El ‘compromiso histórico’ terminó pocos años después, debilitado en parte tras el asesinato, en 1978, de Aldo Moro, presidente de la Democracia Cristinana, exprimer ministro y uno de los máximos defensores de esta política de acercamiento a los comunistas. Después de que Moro fuese asesinado por los terroristas de extrema izquierda de las Brigadas Rojas, los sectores más conservadores de su partido aprovecharon para dar un giro a la derecha al Gobierno y Berlinguer volvió a ejercer un papel de oposición más frontal. Aun así, su empecinamiento por romper una política de bloques, su gran autoridad moral y su capacidad para conectar emocionalmente con las clases populares italianas, más allá del PCI, lo convirtieron en un político muy querido. El día de su entierro, más de un millón de personas salieron a la calle en Roma para despedirlo, con el presidente de la República italiana, el socialista Sandro Pertini, inclinando la cabeza mientras tocaba su féretro.

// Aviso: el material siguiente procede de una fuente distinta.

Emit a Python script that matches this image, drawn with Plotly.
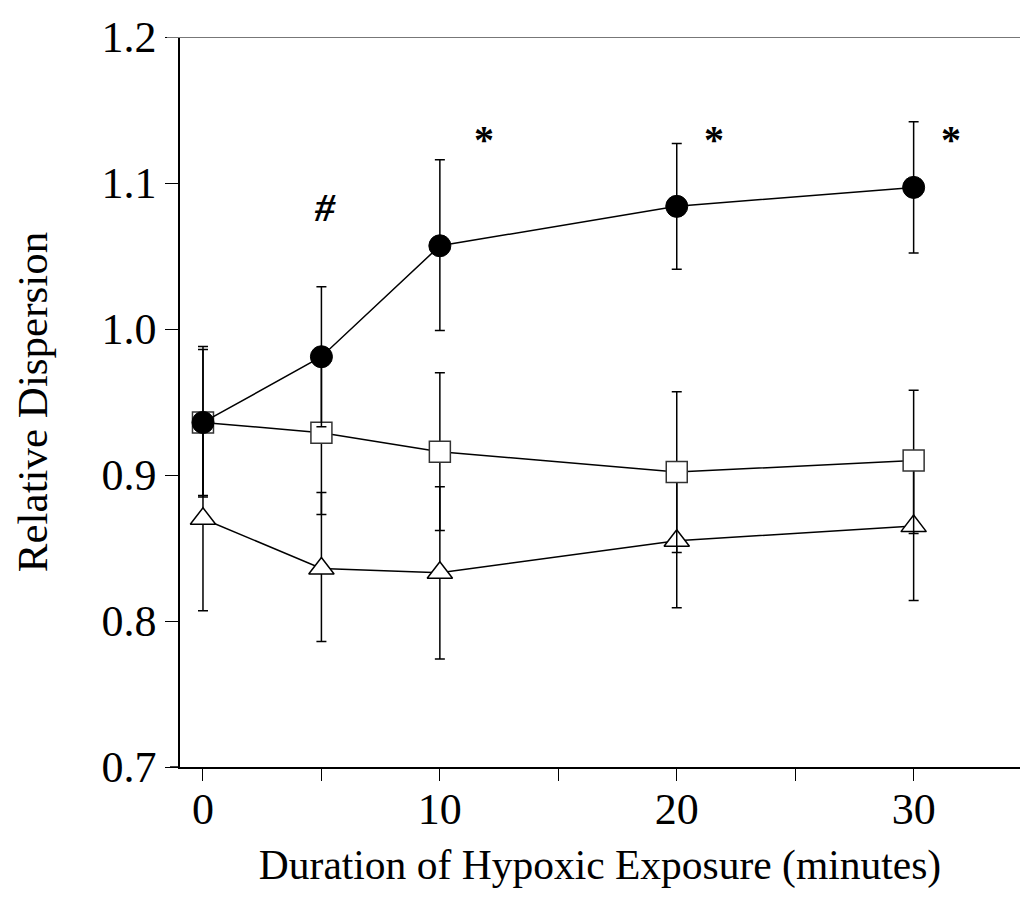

Siempre me han fascinado esos personajes complejos que trascendieron sus fronteras políticas y personales para entender a los otros guiados por el bien común -que cuida con especial mimo a los humildes- y un sentido auténtico de la moral. En el lado opuesto a toda esta capacidad de entendimiento está la política española actual, con un Gobierno cada vez más criticado por sus aliados, que le acusan de una inercia centralista, y una extrema derecha desbocada que le coloca sin vergüenza ni pudor a Pablo Iglesias los muertos de las residencias de ancianos, con la complicidad del PP. Y mientras, la hecatombe económica en la esquina.